Der längerfristige Vergleich mit den Vorjahren zeigt jedoch: Die Anzahl der gezählten Räder lag in der Summe 2021 immer noch jeweils über den Jahren 2016 bis 2019.
Bei der Bewertung muss berücksichtigt werden, dass wie auch 2019 schon, der Radverkehr nach Angaben der zuständigen Senatsverwaltung durch Baustellen teilweise nur eingeschränkt gezählt wurde (Mariendorfer Damm, Paul-und-Paula-Uferweg, Breitenbachplatz). Außerdem gibt es seit 2021 auf der Straße des 17. Juni eine neue Zählstelle, die nicht mit in die Auswertung eingeflossen ist.
"Die Jahre 2020 und 2021 waren Ausnahmejahre", so die Einschätzung von Felix Creutzig mit Blick auf Corona. Creutzig forscht am Berliner Mercator Research Institute on Global Commons and Climate Change (MCC) zum Thema Mobilität in Städten. "Der langfristige Trend geht nach oben. Also die Gesamtentwicklung ist, dass der Radverkehr weiter zunimmt."

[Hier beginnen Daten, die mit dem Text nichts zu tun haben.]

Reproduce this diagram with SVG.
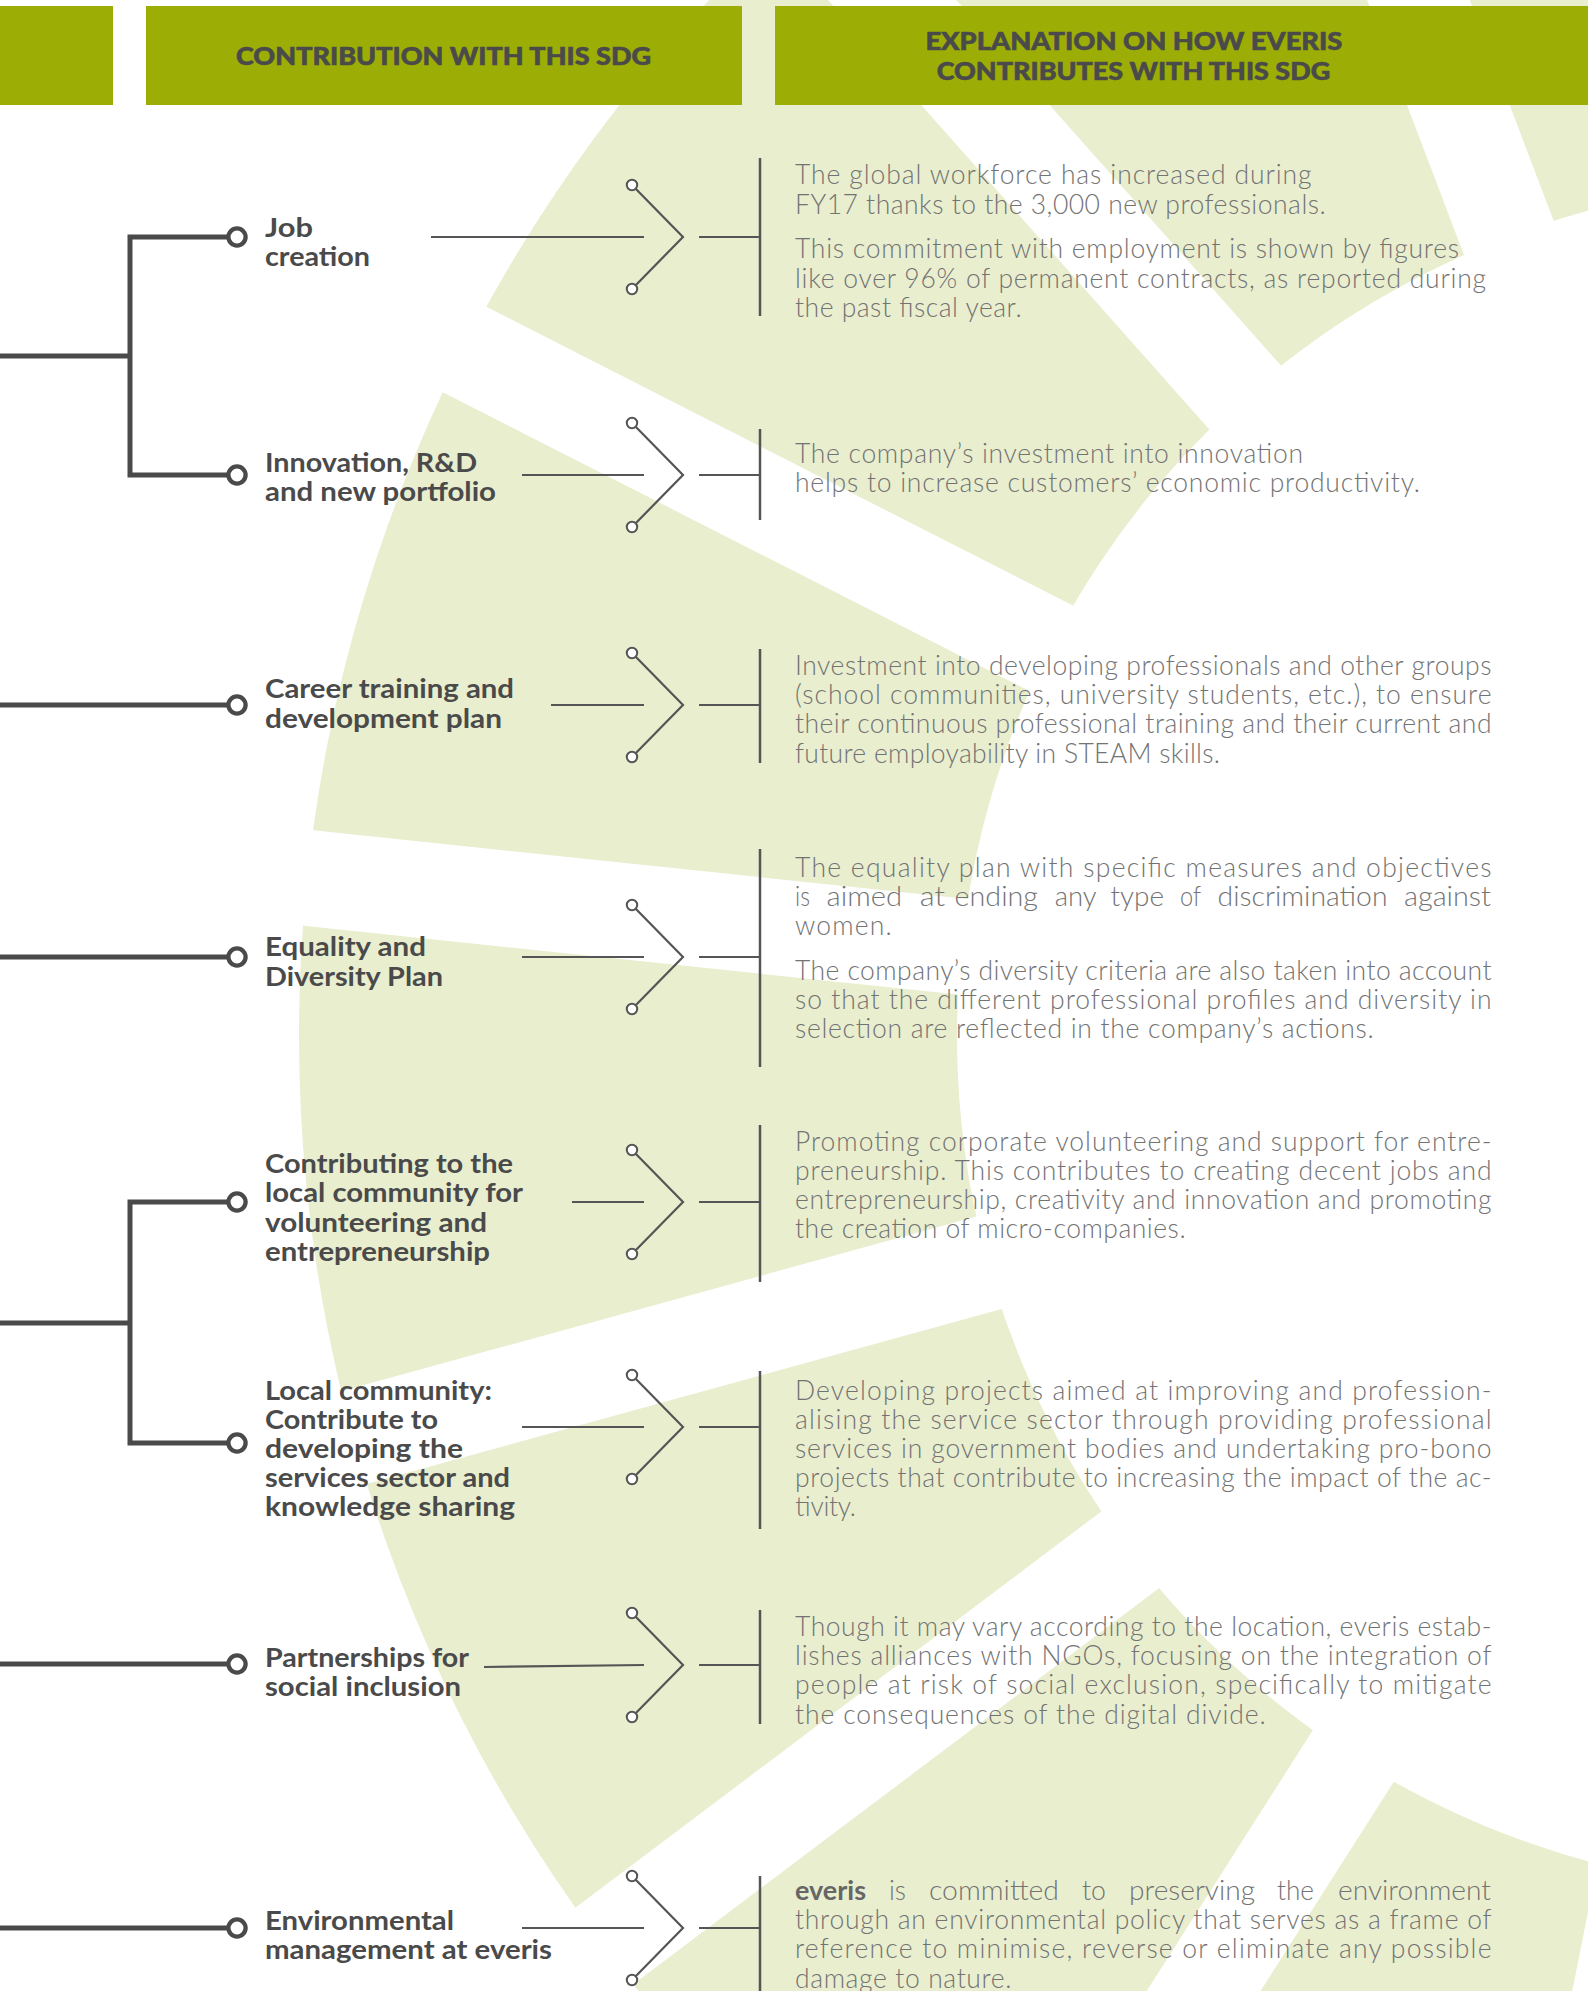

Knapp ein Drittel im Home-Office
Gründe für den Rückgang im vergangenen Jahr sind nicht eindeutig zu bennen. Es gibt aber mehrere Faktoren, die dazu beigetragen haben könnten.
Einer könnte sein, dass auch 2021 viele zumindest teilweise im Homeoffice gearbeitet haben. Ein Bericht von Infas und vom IFO-Institut schätzt auf Basis von Befragungen, dass in Berlin etwa 31 Prozent der Beschäftigten im ersten Halbjahr 2021 zumindest teilweise zu Hause gearbeitet haben. Dabei dürften auch einige gewesen sein, die normalerweise mit dem Rad zur Arbeit fahren.
Hier lohnt ein Blick auf einzelne Zählstellen. An fünf der 16 Zählstellen, die seit 2016 aktiv sind, wurden 2021 weniger Räder als im Durchschnitt der fünf Jahre davor gezählt. Weniger los war zum Beispiel an der Jannowitzbrücke, also eine der Pendlerstrecken zwischen Mitte und Kreuzberg. 2021 wurden hier gut 270.000 Fahrräder weniger als im Schnitt gezählt. Auch am Paul-und-Paula-Uferweg an der Rummelsburger Bucht wurden etwa 82.000 Fahrräder weniger gezählt, als im Schnitt der Vorjahre.
Was außerdem auffällt: In der zweiten Hälfte des vergangenen Jahres - einhergehend mit den zwischenzeitlichen Corona-Lockerungen - sind wiederum mehr Menschen mit U-Bahn, Bus und Straßenbahn gefahren. So lag die Nachfrage der BVG in den Monaten August bis Dezember 2021 über denen dieser Monate im Jahr 2020.
Der Einfluss der Wettervorhersagen
War es also vielleicht das Wetter, das die Menschen in diesen Monaten vom Rad in die Bahn trieb? Für Mobilitätsforscher Creutzig gehört das Fahrrad für viele immer mehr zur täglichen Infrastruktur. "Wenn man sich erst einmal darauf festgefahren hat, bleibt man bei dabei", so Creutzig. "Viele Schönwetterradfahrer werden Ganzjahresradfahrer."
Die Forschung seines Kollegen Jan Wessel von der Uni-Münster zeichnet noch ein etwas anderers Bild. Der Mobilitätsforscher hat die Auswirkungen von Wettervorhersagen auf Fahrradfahrer untersucht. Eine Erkenntnis ist: "Falsche Regenvorhersagen können die Anzahl der Radfahrer um circa 3,6 Prozenz reduzieren, selbst wenn es eigentlich gar nicht regnet."
Für den Weg zur Arbeit hat das dann noch weitere Folgen: "Wenn zum Beispiel für die Morgenstunden Regen vorhergesagt ist, sinkt sogar die Anzahl der Radfahrer in Mittags- und Nachmittagsstunden, für die kein Regen vorhergesagt wurde." Also wer morgens wegen schlechter Wettervorhersage mit Bus oder Bahn zur Arbeit fährt, fährt natürlich auch nicht mit dem Rad zurück - und kann dann auch von keiner Zählstelle erfasst werden.